Red flag: DAU/MAU trending down over consecutive months without a product or seasonal explanation.
10. Gross Margin
Definition: Revenue minus Cost of Goods Sold (COGS), expressed as a percentage of revenue. COGS for SaaS includes hosting, infrastructure, customer support, and third-party API costs directly tied to delivering the product.
Formula: (Revenue - COGS) / Revenue × 100
Benchmark: Pure software SaaS: 70–85% gross margin is the expectation. AI-native products (using large language models at inference costs) are structurally lower — often 50–65% — because per-query compute costs are significant. Below 50% gross margin in software suggests COGS contain either excessive support overhead or expensive human-in-the-loop operations that need to be productized away.
Red flag: Gross margin declining as you scale. In SaaS, unit economics should improve at scale. If COGS are growing faster than revenue, the business model has an architectural problem.
What to Track at Each Stage
Different metrics matter at different stages of growth. Trying to track all 10 equally at pre-revenue is a distraction.

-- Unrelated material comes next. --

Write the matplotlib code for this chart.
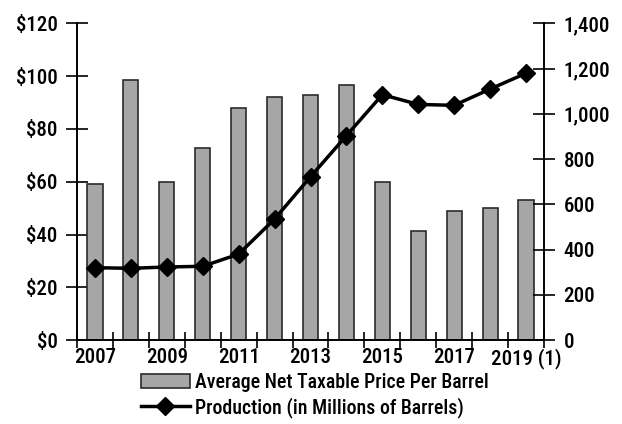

Pre-revenue to $100K ARR: Focus on Activation Rate and qualitative engagement signals. MRR matters but is so small that the signal-to-noise ratio is low. The real question is: are users getting value?

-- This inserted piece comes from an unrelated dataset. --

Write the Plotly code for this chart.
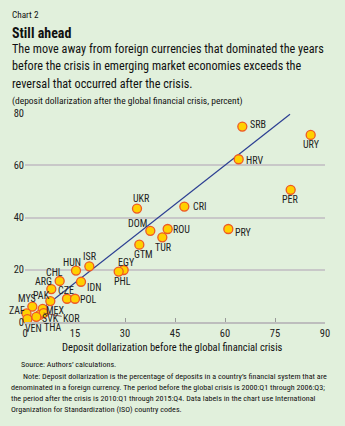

$100K to $1M ARR: Add Gross Revenue Churn, NRR, and CAC by channel. You have enough data to see retention patterns. Now you need to understand whether the engine can run without heroic founder effort.
$1M to $10M ARR: All 10 metrics matter. Add formal Payback Period tracking as you begin scaling paid acquisition. Gross Margin becomes critical before a Series A. Investors will build their entire model on NRR, CAC, and Payback Period.
The Metrics Stack
You do not need to build custom dashboards from scratch. The right toolset for most SaaS companies at growth stage:
- Revenue data: Stripe (source of truth) → Baremetrics or ChartMogul for MRR/ARR/Churn/NRR visualization
- Product analytics: Mixpanel or Amplitude for Activation Rate, DAU/MAU, feature-level retention
- Customer pipeline: Your CRM (HubSpot, Salesforce, or Attio for seed-stage) for CAC by channel
- Finance: Causal or a well-maintained spreadsheet for Gross Margin and unit economics modeling
The goal is not beautiful dashboards — it’s a weekly ritual where you review the numbers that tell you whether the business is getting healthier or sicker.
Key Takeaway
Vanity metrics feel good and measure nothing. The 10 metrics above — especially NRR, CAC by channel, Payback Period, and Activation Rate — are the instruments that tell you whether your SaaS business has the structural health to scale. A company with 120% NRR and a 10-month payback period has an engine. A company with 90% NRR and a 30-month payback period has a problem that no amount of new customer acquisition can fix permanently.